ACEP ID:
Revised April 2023 with current title
Originally approved June 2017 titled "Advocacy for Emergency Department Ultrasound Privilege and Practice"
ACEP believes hospitals should consider emergency ultrasound as standard care in emergency medicine across emergency departments in the United States. ACEP additionally recognizes that the scope and utilization of ultrasound has greatly increased to where it is now an essential tool to the emergency physician.
Emergency ultrasound enables emergency physicians to diagnose, resuscitate, safely perform procedures, monitor, and treat at the bedside.
The American Medical Association approved a policy in 1998 that acknowledges the diverse use and application of ultrasound in medical practice and that ultrasound is within the scope of practice of appropriately trained physicians.

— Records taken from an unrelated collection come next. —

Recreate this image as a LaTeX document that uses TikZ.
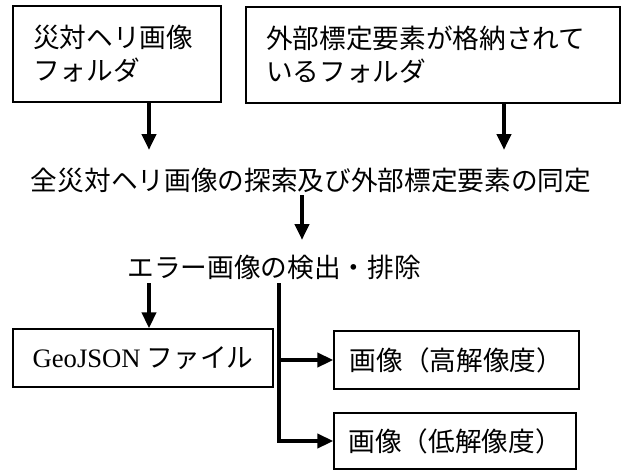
\documentclass[tikz,border=0pt]{standalone}
\usepackage{fontspec}
\setmainfont{Liberation Serif}
\newfontfamily\jp{Noto Sans CJK JP}
\usetikzlibrary{arrows.meta}
\begin{document}
\begin{tikzpicture}[x=0.75pt,y=-0.75pt,
  box/.style={draw, line width=1pt, rectangle, inner sep=0pt},
  lbl/.style={font=\jp\fontsize{20pt}{24.75pt}\selectfont},
  arr/.style={line width=3pt, -{Triangle[length=12pt,width=10.5pt]}},
  ln/.style={line width=3pt}]
\useasboundingbox (0,0) rectangle (624,471);
% top boxes
\node[box, lbl, inner xsep=15pt, text width=126pt, minimum height=72pt, align=left] (b1) at (117,54) {災対ヘリ画像\\フォルダ};
\node[box, lbl, inner xsep=15pt, text width=250.5pt, minimum height=72pt, align=left] (b2) at (433,55) {外部標定要素が格納されて\\いるフォルダ};
% plain texts
\node[lbl, inner sep=0pt] (t1) at (311,180) {全災対ヘリ画像の探索及び外部標定要素の同定};
\node[lbl, inner sep=0pt] (t2) at (274,267) {エラー画像の検出・排除};
% bottom boxes
\node[box, lbl, minimum width=195pt, minimum height=43.5pt] (g) at (143,358) {{\rmfamily GeoJSON} ファイル};
\node[box, lbl, minimum width=183.75pt, minimum height=43.5pt] (hi) at (456.5,360) {画像（高解像度）};
\node[box, lbl, minimum width=181.5pt, minimum height=42pt] (lo) at (455,441) {画像（低解像度）};
% connectors
\coordinate (e1) at (149,150);
\coordinate (e2) at (504,150);
\coordinate (s3) at (302,195);
\coordinate (e3) at (302,240);
\coordinate (s4) at (149,283);
\coordinate (s5) at (279,283);
\draw[arr] (b1.south -| e1) -- (e1);
\draw[arr] (b2.south -| e2) -- (e2);
\draw[arr] (s3) -- (e3);
\draw[arr] (s4) -- (g.north -| s4);
\draw[arr] (s5) |- (lo.west);
\draw[arr] (s5 |- hi.west) -- (hi.west);
\end{tikzpicture}
\end{document}
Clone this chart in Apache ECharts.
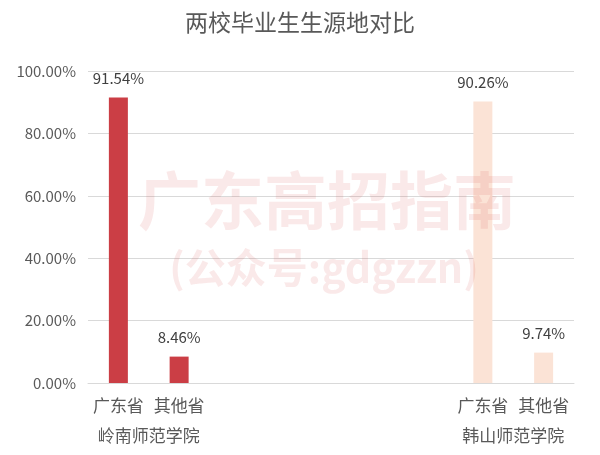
<!DOCTYPE html>
<html><head><meta charset="utf-8">
<script src="https://cdn.jsdelivr.net/npm/echarts@6/dist/echarts.min.js"></script>
<style>html,body{margin:0;padding:0;background:#fff}#c{width:600px;height:455px}</style>
</head><body><div id="c"></div>
<script>
const title = '两校毕业生生源地对比';
const categories = ['广东省', '其他省', '', '', '', '', '广东省', '其他省'];
const schools = ['岭南师范学院', '', '', '韩山师范学院'];
const lingnanValues = [91.54, 8.46, null, null, null, null, null, null];
const hanshanValues = [null, null, null, null, null, null, 90.26, 9.74];
const yTicks = [0, 20, 40, 60, 80, 100];
const watermark1 = '广东高招指南';
const watermark2 = '(公众号:gdgzzn)';

const font = '"Noto Sans CJK SC", "Noto Sans", sans-serif';
const chart = echarts.init(document.getElementById('c'));
const labelCfg = {
  show: true, position: 'top', distance: 12, color: '#404040', fontSize: 15, fontFamily: font,
  formatter: p => p.value == null ? '' : p.value.toFixed(2) + '%'
};
chart.setOption({
  animation: false,
  title: { text: title, left: 'center', top: 6, textStyle: { fontFamily: font, fontSize: 23, fontWeight: 'normal', color: '#595959' } },
  grid: { left: 88, right: 26, top: 71, bottom: 72 },
  xAxis: [
    { type: 'category', data: categories, axisLine: { lineStyle: { color: '#D9D9D9' } }, axisTick: { show: false },
      axisLabel: { interval: 0, color: '#595959', fontSize: 17, fontFamily: font, margin: 14 } },
    { type: 'category', data: schools, position: 'bottom', offset: 0, axisLine: { show: false }, axisTick: { show: false },
      axisLabel: { interval: 0, color: '#595959', fontSize: 17, fontFamily: font, margin: 44 } }
  ],
  yAxis: { type: 'value', min: yTicks[0], max: yTicks[yTicks.length - 1], interval: 20,
    axisLabel: { formatter: v => v.toFixed(2) + '%', color: '#595959', fontSize: 15, fontFamily: font, margin: 12 },
    splitLine: { lineStyle: { color: '#D9D9D9' } }, axisLine: { show: false }, axisTick: { show: false } },
  series: [
    { type: 'bar', name: '岭南师范学院', data: lingnanValues, barWidth: 19, barGap: '-100%', itemStyle: { color: '#CB3E45' }, label: labelCfg },
    { type: 'bar', name: '韩山师范学院', data: hanshanValues, barWidth: 19, itemStyle: { color: '#FBE3D6' }, label: labelCfg }
  ],
  graphic: [
    { type: 'text', x: 327, y: 200, z: 100, style: { text: watermark1, fontSize: 63, fontWeight: 'bold', fontFamily: font, align: 'center', verticalAlign: 'middle', fill: 'rgba(214,70,70,0.12)' } },
    { type: 'text', x: 324, y: 267, z: 100, style: { text: watermark2, fontSize: 41, fontWeight: 'bold', fontFamily: font, align: 'center', verticalAlign: 'middle', fill: 'rgba(214,70,70,0.12)' } }
  ]
});
</script></body></html>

Initial training and credentialing has become standardized among emergency medicine residency programs, with training criteria as defined by ACEP ultrasound guidelines. As such, emergency ultrasound is within the scope of practice for an emergency physician (as defined by the ACEP policies and ACEP ultrasound guidelines) and should not require any additional training or certification to become credentialed within a hospital or hospital system.

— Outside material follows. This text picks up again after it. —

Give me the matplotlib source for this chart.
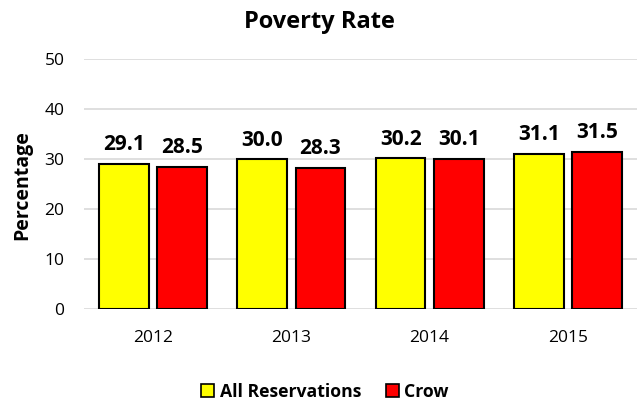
import matplotlib
matplotlib.use("Agg")
import matplotlib.pyplot as plt
import numpy as np
from matplotlib.patches import Patch

years = ["2012", "2013", "2014", "2015"]
all_res = [29.1, 30.0, 30.2, 31.1]
crow = [28.5, 28.3, 30.1, 31.5]
yticks = [0, 10, 20, 30, 40, 50]

plt.rcParams['font.family'] = ['Open Sans', 'DejaVu Sans']

fig = plt.figure(figsize=(6.37, 4.03), dpi=100)
ax = fig.add_axes([84/637, 1-309.3/403, (637-84)/637, 250/403])

x = np.arange(len(years))
w = 0.36
off = 0.21
b1 = ax.bar(x - off, all_res, w, color="#FFFF00", edgecolor="black", linewidth=1.5, zorder=3)
b2 = ax.bar(x + off, crow, w, color="#FF0000", edgecolor="black", linewidth=1.5, zorder=3)

for bars, vals in ((b1, all_res), (b2, crow)):
    for r, v in zip(bars, vals):
        ax.annotate(f"{v:.1f}", (r.get_x() + r.get_width()/2, v), xytext=(0, 6),
                    textcoords="offset points", ha="center", va="bottom",
                    fontsize=15, fontweight="bold")

ax.set_xlim(-0.5, 3.5)
ax.set_ylim(0, 50)
ax.set_yticks(yticks)
ax.set_xticks(x)
ax.set_xticklabels(years)
ax.tick_params(axis="both", length=0, labelsize=12.5)
ax.tick_params(axis="y", pad=14)
ax.tick_params(axis="x", pad=15)
ax.yaxis.grid(True, color="#D9D9D9", linewidth=1.2, zorder=0)
ax.set_axisbelow(True)
for s in ax.spines.values():
    s.set_visible(False)

fig.text(22/637, 1-185/403, "Percentage", rotation=90, ha="center", va="center",
         fontsize=14, fontweight="bold")
fig.text(319/637, 1-22/403, "Poverty Rate", ha="center", va="center",
         fontsize=17, fontweight="bold")

handles = [Patch(facecolor="#FFFF00", edgecolor="black", linewidth=1.2),
           Patch(facecolor="#FF0000", edgecolor="black", linewidth=1.2)]
fig.legend(handles, ["All Reservations", "Crow"], loc="center", bbox_to_anchor=(325/637, 1-392/403),
           ncol=2, frameon=False, prop={"weight": "bold", "size": 12.7},
           handlelength=0.75, handleheight=0.75, handletextpad=0.3, columnspacing=1.4)

fig.savefig("out.png", dpi=100)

Hospitals and hospital systems should not engage in the use of any exclusive institution-wide imaging contracts that restrict the use of emergency ultrasound. Hospitals should also consider ultrasound machines to be standard equipment for the emergency department and should provide and maintain dedicated ultrasound machines as they would for any other essential equipment. As with other healthcare services, emergency ultrasound should be reimbursed at fair market value, and the billing of these studies should not be restricted by exclusive imaging contracts on an institutional level.